Sur les autres demandes
Les sociétés Transicia déboutées de leurs demandes fondées sur la concurrence déloyale et parasitaire seront aussi déboutées de leurs demandes indemnitaires et d’interdiction et de publication.
Le sens de l’arrêt conduit à infirmer les dispositions du jugement relatives à la condamnation des sociétés Qapa aux dépens de l’instance et sur le fondement de l’article 700 du code de procédure civile.
Les sociétés Transicia seront condamnées aux dépens de première instance et d’appel et, en équité, à payer à chacune des sociétés Qapa et Qapa intérim la somme de 10.000 euros, soit 20.000 euros au total, sur le fondement de l’article 700 du code de procédure civile.
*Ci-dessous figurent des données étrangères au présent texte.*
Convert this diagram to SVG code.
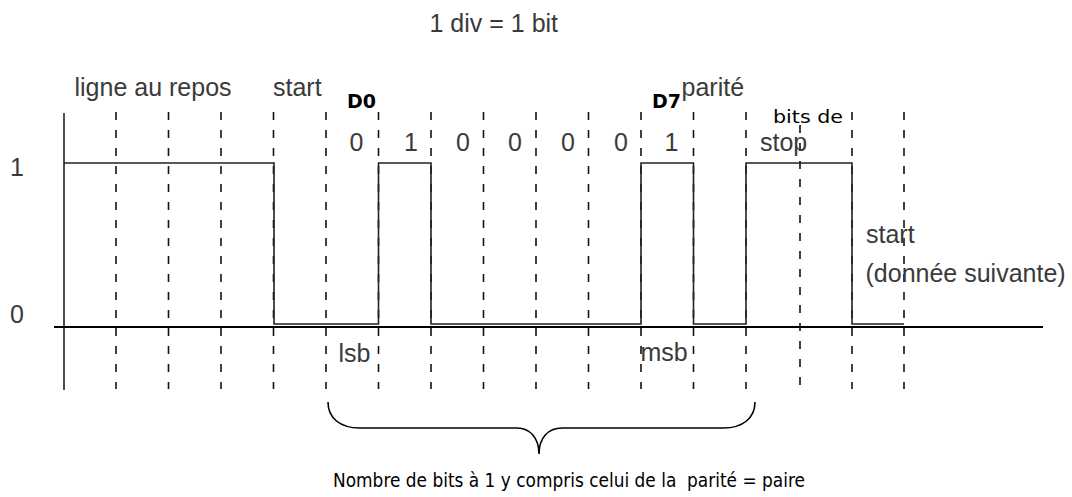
<svg xmlns="http://www.w3.org/2000/svg" width="1072" height="497" viewBox="0 0 1072 497">
<style>
.lbl{font-family:"Liberation Sans",Arial,sans-serif;font-size:25px;fill:#3a3a3a}
.cm{font-family:"DejaVu Sans","Liberation Sans",sans-serif;fill:#000}
.dash{stroke:#111;stroke-width:1.6;stroke-dasharray:8 10;fill:none}
.sig{stroke:#222;stroke-width:1.6;fill:none}
</style>
<rect width="1072" height="497" fill="#fff"/>
<g id="grid">
<line class="dash" x1="116" y1="112" x2="116" y2="389"/>
<line class="dash" x1="168.5" y1="112" x2="168.5" y2="389"/>
<line class="dash" x1="221" y1="112" x2="221" y2="389"/>
<line class="dash" x1="273.5" y1="112" x2="273.5" y2="389"/>
<line class="dash" x1="326" y1="112" x2="326" y2="389"/>
<line class="dash" x1="378.5" y1="112" x2="378.5" y2="389"/>
<line class="dash" x1="431" y1="112" x2="431" y2="389"/>
<line class="dash" x1="483.5" y1="112" x2="483.5" y2="389"/>
<line class="dash" x1="536" y1="112" x2="536" y2="389"/>
<line class="dash" x1="588.5" y1="112" x2="588.5" y2="389"/>
<line class="dash" x1="641" y1="112" x2="641" y2="389"/>
<line class="dash" x1="693.5" y1="112" x2="693.5" y2="389"/>
<line class="dash" x1="746" y1="112" x2="746" y2="389"/>
<line class="dash" x1="800" y1="125" x2="800" y2="389"/>
<line class="dash" x1="852" y1="112" x2="852" y2="389"/>
<line class="dash" x1="904" y1="112" x2="904" y2="389"/>
</g>
<g id="axes">
<line x1="64" y1="113" x2="64" y2="390" stroke="#222" stroke-width="1.6"/>
<line x1="54" y1="327" x2="1043" y2="327" stroke="#000" stroke-width="2"/>
</g>
<g id="signal">
<path class="sig" d="M64,163 H274 V324 H378.5 V163 H431 V324 H641 V163 H693.5 V324 H746 V163 H852 V324 H904"/>
</g>
<g id="labels">
<text class="lbl" x="429.5" y="32">1 div = 1 bit</text>
<text class="lbl" x="74.5" y="96">ligne au repos</text>
<text class="lbl" x="273" y="96">start</text>
<text class="lbl" x="681.5" y="96">parité</text>
<text class="lbl" x="17" y="176" text-anchor="middle">1</text>
<text class="lbl" x="17" y="323" text-anchor="middle">0</text>
<text class="lbl" x="356.5" y="151" text-anchor="middle">0</text>
<text class="lbl" x="411" y="151" text-anchor="middle">1</text>
<text class="lbl" x="463" y="151" text-anchor="middle">0</text>
<text class="lbl" x="515" y="151" text-anchor="middle">0</text>
<text class="lbl" x="568" y="151" text-anchor="middle">0</text>
<text class="lbl" x="621" y="151" text-anchor="middle">0</text>
<text class="lbl" x="671.5" y="151" text-anchor="middle">1</text>
<text class="lbl" x="760" y="151">stop</text>
<text class="lbl" x="866" y="243">start</text>
<text class="lbl" x="865.5" y="282">(donnée suivante)</text>
<text class="lbl" x="338.5" y="362">lsb</text>
<text class="lbl" x="640.5" y="361">msb</text>
<text class="cm" x="347" y="108" font-size="20" font-weight="bold" textLength="29" lengthAdjust="spacingAndGlyphs">D0</text>
<text class="cm" x="652" y="108" font-size="20" font-weight="bold" textLength="29" lengthAdjust="spacingAndGlyphs">D7</text>
<text class="cm" x="773" y="123" font-size="18" textLength="70" lengthAdjust="spacingAndGlyphs">bits de</text>
<text class="cm" x="333" y="487" font-size="19" textLength="472" lengthAdjust="spacingAndGlyphs" xml:space="preserve">Nombre de bits à 1 y compris celui de la  parité = paire</text>
</g>
<g id="brace">
<path d="M328,402 C328,418 340,428 360,428 L517,428 C530,428 539,438 539,454 C539,438 548,428 562,428 L723,428 C743,428 755,418 755,402" fill="none" stroke="#000" stroke-width="1.6"/>
</g>
</svg>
Le jugement sera confirmé en ce qu’il n’a pas prononcé d’amende civile à l’encontre de quiconque.
PAR CES MOTIFS
La cour,
Infirme le jugement entrepris sauf en ce qu’il a dit que les sociétés Qapa ne se sont pas rendues coupables d’actes de concurrence parasitaire par détournement d’annonces et de candidatures et dit n’y avoir lieu à amende civile,
Y ajoutant et y substituant,
– dit que les sociétés Qapa ne se sont pas rendues coupables d’actes de concurrence déloyale par confusion et déboute les sociétés Conseil Management Holding, Conseil Management Emploi, Conseil Management Santé et Conseil Management Mobilité de l’ensemble de leurs demandes,
– condamne in solidum les sociétés Conseil Management Holding, Conseil Management Emploi, Conseil Management Santé et Conseil Management Mobilité à payer à chacune des sociétés Qapa la somme de 10.000 euros, soit 20.000 euros au total, au titre de l’article 700 du code de procédure civile,
– condamne les sociétés Conseil Management Holding, Conseil Management Emploi, Conseil Management Santé et Conseil Management Mobilité aux dépens de première instance et d’appel.